Fin 2019, le photographe, déjà avancé dans ses recherches de terrain, prend rendez-vous avec Noureddine Saïl afin de lui parler de son projet. “Il m’a immédiatement soutenu et ouvert son carnet d’adresses. Il m’a dit que j’en avais au moins pour trois ans. J’ai ricané, moi qui étais persuadé de finir six mois plus tard. Il avait parfaitement raison”, se souvient François Beaurain.

“Mon plus grand regret, c’est de ne pas avoir eu le temps de recevoir ses retours, commentaires et critiques”, se désole-t-il.
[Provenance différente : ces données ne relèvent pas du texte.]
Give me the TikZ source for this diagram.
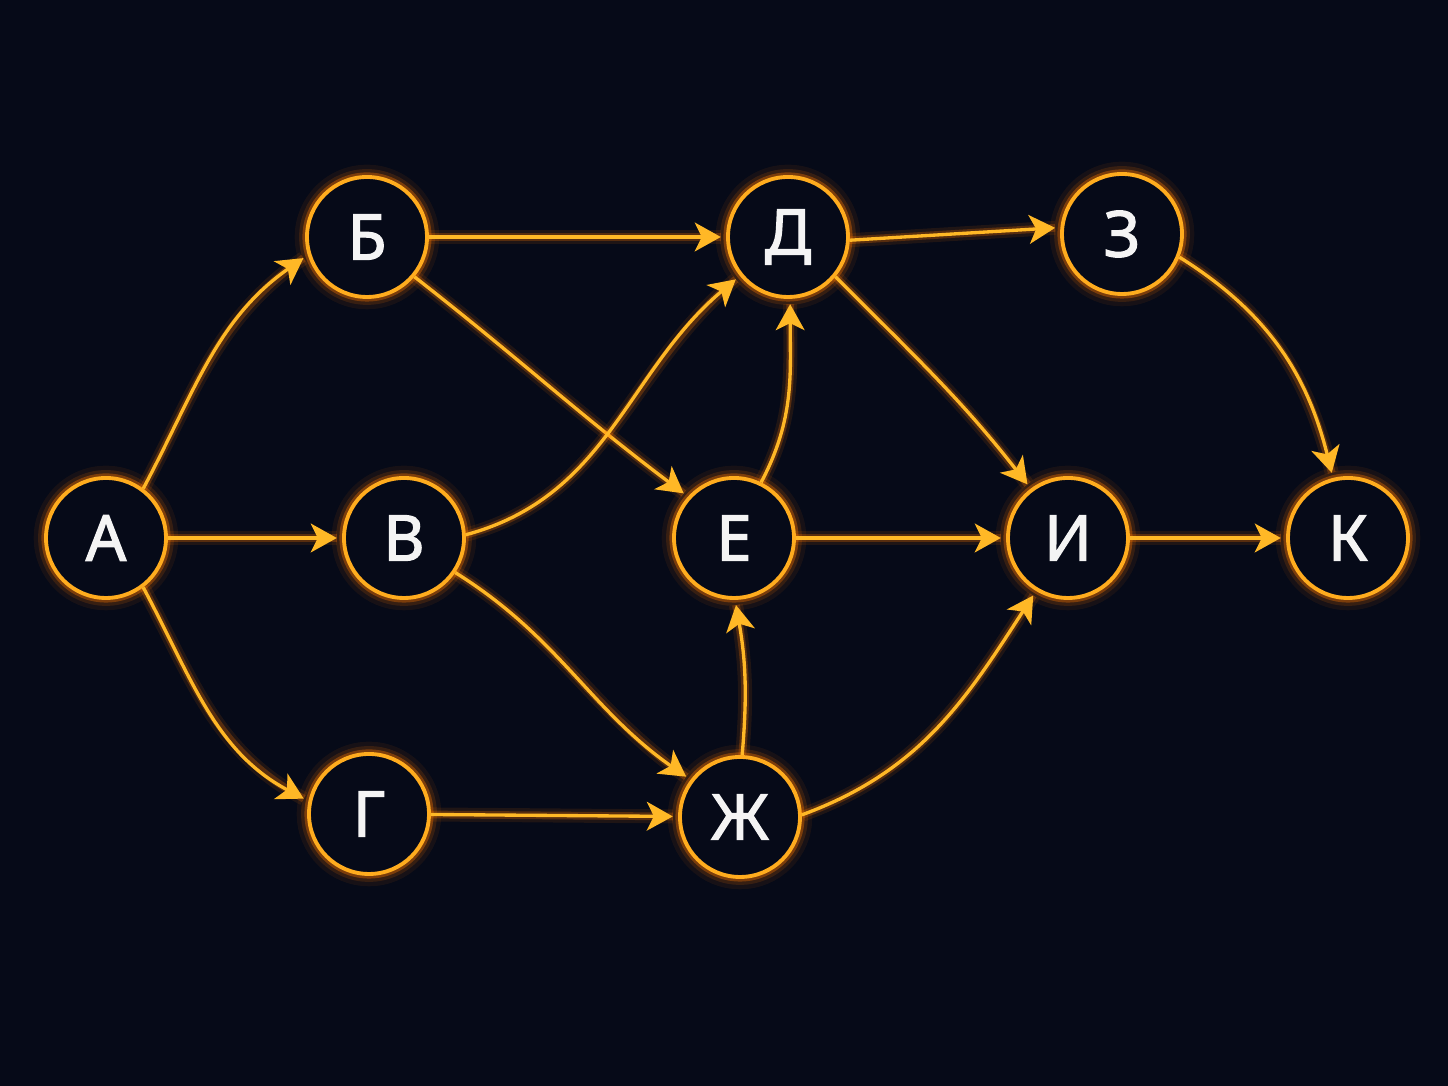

Les lecteurs pourront au moins se réjouir de retrouver, dans Cinémas du Maroc, la publication d’une très belle tribune de Noureddine Saïl, datant de 2018, sur le centenaire du cinéma Alcazar.

Selon les chiffres du Centre cinématographique marocain (CCM), 1.883.425 entrées au cinéma ont été comptabilisées en 2019. Ce qui voudrait dire qu’un peu moins de 5% de la population marocaine s’y est rendu cette année-là.

Dans les salles vides et sur les sièges en velours, il reste la nostalgie d’un âge d’or révolu, qui imbibe toutes les pages de Cinémas du Maroc. “C’est parce que quasiment toutes les personnes que j’ai rencontrées pour ce livre sont nostalgiques”, sourit le photographe.

Même si les gens sont attachés à ce patrimoine, ils ne savent pas toujours ce qu’il contient. J’ai senti qu’il fallait mettre de l’ordre”, dit François Beaurain, sur la nécessité de faire ce livre.

“J’espère que ça va permettre de relancer le débat sur la protection des salles de cinéma, cette fois-ci à partir d’une base de données, en sachant précisément ce qu’on a à protéger”, conclut-il. Mais de belles salles bien rénovées ne suffiront pas à sauver les cinémas, sans la présence d’un public pour les remplir.